To be done> Wherever the string "matplotlib" occurs in a line of these records, report that line.
┄┄┄┄┄┄┄┄┄┄
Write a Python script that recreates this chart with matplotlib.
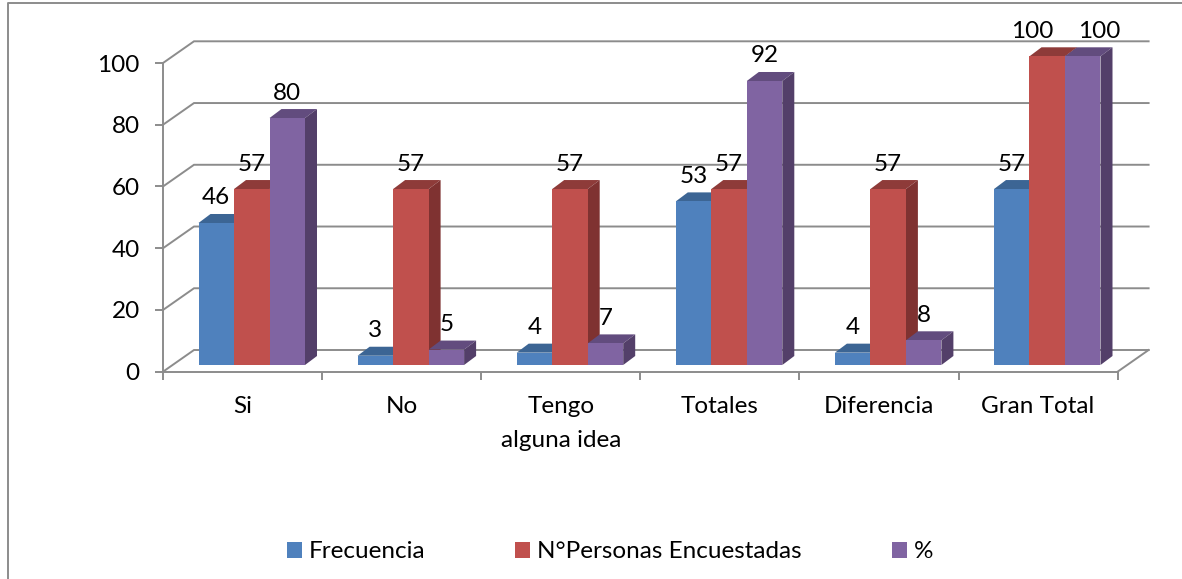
import matplotlib
matplotlib.use('Agg')
import matplotlib.pyplot as plt
from matplotlib.lines import Line2D
from matplotlib.patches import Patch

plt.rcParams['font.family'] = ['Lato', 'DejaVu Sans']

# datos
categorias = ['Si', 'No', 'Tengo\nalguna idea', 'Totales', 'Diferencia', 'Gran Total']
frecuencia = [46, 3, 4, 53, 4, 57]
encuestadas = [57, 57, 57, 57, 57, 100]
porcentaje = [80, 5, 7, 92, 8, 100]
y_ticks = [0, 20, 40, 60, 80, 100]

series = [frecuencia, encuestadas, porcentaje]
nombres = ['Frecuencia', 'N°Personas Encuestadas', '%']
colores = ['#4F81BD', '#C0504D', '#8064A2']
col_arriba = ['#3C6594', '#8E3B39', '#624C7E']
col_lado = ['#355A85', '#7F3231', '#533F69']

W, H = 1182, 579
fs = 17.5
fig = plt.figure(figsize=(W / 100, H / 100), dpi=100)

# ejes en pixeles de la imagen: frente 163..1118, fondo hasta 1149 / y 0 en 371.7, 100 en 63
px_cat = 159.1
px_val = 3.087
ax = fig.add_axes([163 / W, 1 - 371.7 / H, 986 / W, 330.7 / H])
ax.set_xlim(-0.5, -0.5 + 986 / px_cat)
ax.set_ylim(0, 330.7 / px_val)
ax.patch.set_visible(False)

gris = '#8C8C8C'
fondo_x = 31 / px_cat
fondo_y = 21.7 / px_val
x0, x1 = -0.5, 5.5

# paredes
for v in y_ticks:
    ax.plot([x0, x0 + fondo_x, x1 + fondo_x], [v, v + fondo_y, v + fondo_y],
            color=gris, lw=1.4, zorder=1, clip_on=False, solid_joinstyle='miter')
ax.plot([x1, x1 + fondo_x], [0, fondo_y], color=gris, lw=1.4, zorder=1, clip_on=False)

# barras
ancho = 35.5 / px_cat
despl_x = 9.2 / px_cat
base = 6.7 / px_val
prof_x = 12 / px_cat
prof_y = 9 / px_val

for s in range(3):
    xs = [i + despl_x + (s - 1) * ancho for i in range(len(categorias))]
    for x, v in zip(xs, series[s]):
        izq, der = x - ancho / 2, x + ancho / 2
        techo = v + base
        ax.fill([izq, der, der + prof_x, izq + prof_x],
                [techo, techo, techo + prof_y, techo + prof_y],
                color=col_arriba[s], lw=0, zorder=2 + s, clip_on=False)
        ax.fill([der, der + prof_x, der + prof_x, der],
                [base, base + prof_y, techo + prof_y, techo],
                color=col_lado[s], lw=0, zorder=2 + s, clip_on=False)
    ax.bar(xs, series[s], ancho, bottom=base, color=colores[s], lw=0, zorder=2 + s, clip_on=False)

# etiquetas de datos
for s in range(3):
    for i, v in enumerate(series[s]):
        x = i + despl_x + (s - 1) * ancho
        if v == 100 and s == 1:
            x -= 15 / px_cat
        if v == 100 and s == 2:
            x += 16 / px_cat
        ax.text(x, v + base + 25 / px_val, str(v), ha='center', va='center',
                fontsize=fs, color='black', zorder=10, clip_on=False)

# ejes
for lado in ['top', 'right']:
    ax.spines[lado].set_visible(False)
for lado in ['left', 'bottom']:
    ax.spines[lado].set_color(gris)
    ax.spines[lado].set_linewidth(1.4)
ax.spines['left'].set_bounds(0, 100)
ax.spines['bottom'].set_bounds(x0, x1)

ax.set_yticks(y_ticks)
ax.set_xticks([x0 + i for i in range(7)])
ax.set_xticklabels([])
ax.set_xticks(range(6), minor=True)
ax.set_xticklabels(categorias, minor=True, fontsize=fs, linespacing=1.75)
ax.tick_params(axis='x', which='major', length=5.8, width=1.4, color=gris)
ax.tick_params(axis='x', which='minor', length=0, pad=17.5)
ax.tick_params(axis='y', length=5.8, width=1.4, color=gris, labelsize=fs, pad=11)

# leyenda
marcas = [Patch(facecolor=c, lw=0) for c in colores]
fig.legend(marcas, nombres, loc='center', bbox_to_anchor=(610 / W, 1 - 552 / H), ncol=3,
           frameon=False, fontsize=fs, handlelength=0.62, handleheight=0.62,
           handletextpad=0.29, columnspacing=3.7, borderpad=0)

# marco
fig.add_artist(Line2D([8 / W, 8 / W, 1], [0, 1 - 3 / H, 1 - 3 / H], color=gris, lw=1.4))

plt.savefig('out.png', dpi=100)
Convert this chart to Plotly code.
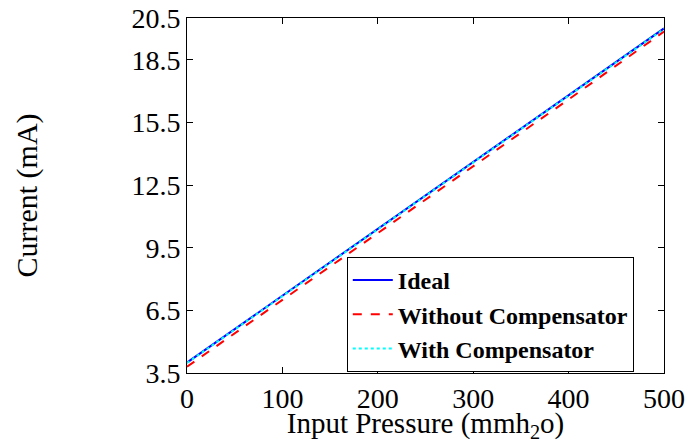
import plotly.graph_objects as go

pressure = [0, 100, 200, 300, 400, 500]
ideal = [4.0, 7.2, 10.4, 13.6, 16.8, 20.0]
without_comp = [3.8, 7.0, 10.2, 13.4, 16.6, 19.85]
with_comp = [3.98, 7.18, 10.38, 13.58, 16.78, 19.98]

x_ticks = [0, 100, 200, 300, 400, 500]
y_ticks = [3.5, 6.5, 9.5, 12.5, 15.5, 18.5, 20.5]

font_family = "Liberation Serif"

fig = go.Figure()
fig.add_trace(go.Scatter(x=pressure, y=ideal, mode="lines", name="<b>Ideal</b>",
                         line=dict(color="#0000ff", width=2, dash="solid")))
fig.add_trace(go.Scatter(x=pressure, y=without_comp, mode="lines", name="<b>Without Compensator</b>",
                         line=dict(color="#ff0000", width=2, dash="dash")))
fig.add_trace(go.Scatter(x=pressure, y=with_comp, mode="lines", name="<b>With Compensator</b>",
                         line=dict(color="#00ffff", width=2, dash="dot")))

axis_common = dict(
    showline=True, linecolor="black", linewidth=1, mirror="ticks",
    ticks="inside", ticklen=6, tickcolor="black", tickwidth=1,
    showgrid=False, zeroline=False, automargin=False,
    tickfont=dict(family=font_family, size=28, color="black"),
)

fig.update_layout(
    width=690, height=443,
    margin=dict(l=187, r=26, t=18, b=70),
    paper_bgcolor="white", plot_bgcolor="white",
    font=dict(family=font_family, color="black"),
    showlegend=True,
    legend=dict(
        x=0.335, y=0.327, xanchor="left", yanchor="top",
        bgcolor="white", bordercolor="black", borderwidth=1,
        font=dict(family=font_family, size=24, color="black"),
        tracegroupgap=0, itemwidth=40,
    ),
    xaxis=dict(
        range=[0, 500], tickvals=x_ticks, ticktext=[str(v) for v in x_ticks],
        title=dict(text="Input Pressure (mmh<sub>2</sub>o)", standoff=10,
                   font=dict(family=font_family, size=29, color="black")),
        **axis_common,
    ),
    yaxis=dict(
        range=[3.5, 20.5], tickvals=y_ticks, ticktext=[f"{v:.1f}" for v in y_ticks],
        title=dict(text="Current (mA)", standoff=84,
                   font=dict(family=font_family, size=30, color="black")),
        **axis_common,
    ),
)

fig.write_html("out.html")
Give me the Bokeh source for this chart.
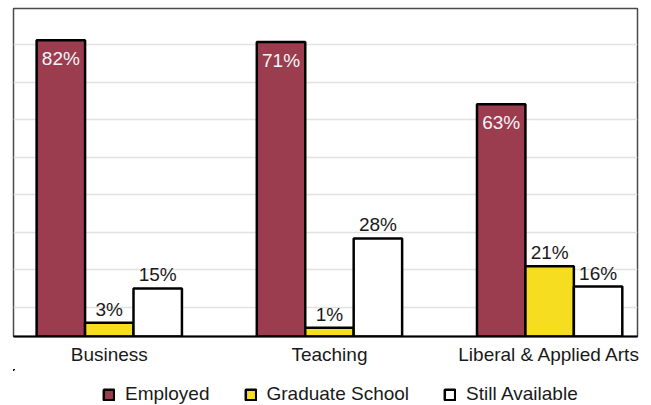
from bokeh.plotting import figure
from bokeh.layouts import column
from bokeh.models import ColumnDataSource, FixedTicker, Range1d, Legend, LegendItem
from bokeh.core.properties import value
from bokeh.embed import file_html
from bokeh.resources import INLINE

# ---- data (bar heights, labels as printed) ----
categories = ["Business", "Teaching", "Liberal & Applied Arts"]
series = ["Employed", "Graduate School", "Still Available"]
employed = [81.3, 80.8, 63.7]
graduate = [3.8, 2.4, 19.3]
available = [13.2, 26.9, 13.7]
employed_labels = ["82%", "71%", "63%"]
graduate_labels = ["3%", "1%", "21%"]
available_labels = ["15%", "28%", "16%"]
grid_levels = [8.0, 18.3, 28.6, 38.9, 49.2, 59.5, 69.7, 80.0]

RED = "#9c3c4f"
YELLOW = "#f6dd1f"
WHITE = "#ffffff"
FONT = "Liberation Sans"
FS = "19px"
BW = 0.22

p = figure(frame_width=624, frame_height=328,
           x_range=Range1d(-0.435, 2.399), y_range=Range1d(0, 90),
           output_backend="svg", toolbar_location=None,
           min_border_left=13, min_border_right=14, min_border_top=8, min_border_bottom=33,
           background_fill_color="white", border_fill_color="white")

p.yaxis.visible = False
p.xgrid.visible = False
p.ygrid.ticker = FixedTicker(ticks=grid_levels)
p.ygrid.grid_line_color = "#e2e2e2"
p.ygrid.grid_line_width = 1.5
p.outline_line_color = "#4a4a4a"
p.outline_line_width = 1.5

p.xaxis.ticker = FixedTicker(ticks=list(range(len(categories))))
p.xaxis.major_label_overrides = {i: c for i, c in enumerate(categories)}
p.xaxis.axis_line_color = "black"
p.xaxis.axis_line_width = 2
p.xaxis.major_tick_line_color = None
p.xaxis.minor_tick_line_color = None
p.xaxis.major_tick_out = 0
p.xaxis.major_tick_in = 0
p.xaxis.major_label_standoff = 7
p.xaxis.major_label_text_font = FONT
p.xaxis.major_label_text_font_size = FS
p.xaxis.major_label_text_color = "#1a1a1a"

offsets = [-BW, 0.0, BW]
values_list = [employed, graduate, available]
labels_list = [employed_labels, graduate_labels, available_labels]
colors = [RED, YELLOW, WHITE]

sources = []
for k in range(3):
    src = ColumnDataSource(dict(
        x=[i + offsets[k] for i in range(len(categories))],
        top=values_list[k],
        label=labels_list[k],
    ))
    sources.append(src)
    p.vbar(x="x", top="top", bottom=0, width=BW, source=src,
           fill_color=colors[k], line_color="black", line_width=2.5)
    if k == 0:
        p.text(x="x", y="top", text="label", source=src, text_color="#f5f5f5",
               text_font=value(FONT), text_font_size=FS, text_align="center",
               text_baseline="top", y_offset=8)
    else:
        p.text(x="x", y="top", text="label", source=src, text_color="#1a1a1a",
               text_font=value(FONT), text_font_size=FS, text_align="center",
               text_baseline="bottom", y_offset=-3)

# ---- legend strip below the chart (same series, its view kept far from the bars) ----
leg = figure(width=651, height=36, x_range=Range1d(100, 101), y_range=Range1d(-1000, -999),
             output_backend="svg", toolbar_location=None,
             x_axis_location=None, y_axis_location=None, min_border=0,
             background_fill_color="white", border_fill_color="white")
leg.grid.visible = False
leg.outline_line_color = None
leg_renderers = []
for k in range(3):
    r = leg.vbar(x="x", top="top", bottom=0, width=BW, source=sources[k],
                 fill_color=colors[k], line_color="black", line_width=2.5)
    leg_renderers.append(r)

legend = Legend(items=[LegendItem(label=series[k], renderers=[leg_renderers[k]]) for k in range(3)],
                orientation="horizontal", location=(89, 0), spacing=34,
                glyph_width=13, glyph_height=13, label_standoff=10,
                padding=2, margin=0, border_line_color=None,
                background_fill_alpha=0,
                label_text_font=FONT, label_text_font_size=FS,
                label_text_color="#1a1a1a")
leg.add_layout(legend)

page = column(p, leg, spacing=0)

open("out.html", "w").write(file_html(page, INLINE))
┄┄┄┄┄┄┄┄┄┄
Written solution>
Write a Python script that recreates this chart with matplotlib.
import matplotlib
matplotlib.use('Agg')
import matplotlib.pyplot as plt
from matplotlib.lines import Line2D
from matplotlib.patches import Patch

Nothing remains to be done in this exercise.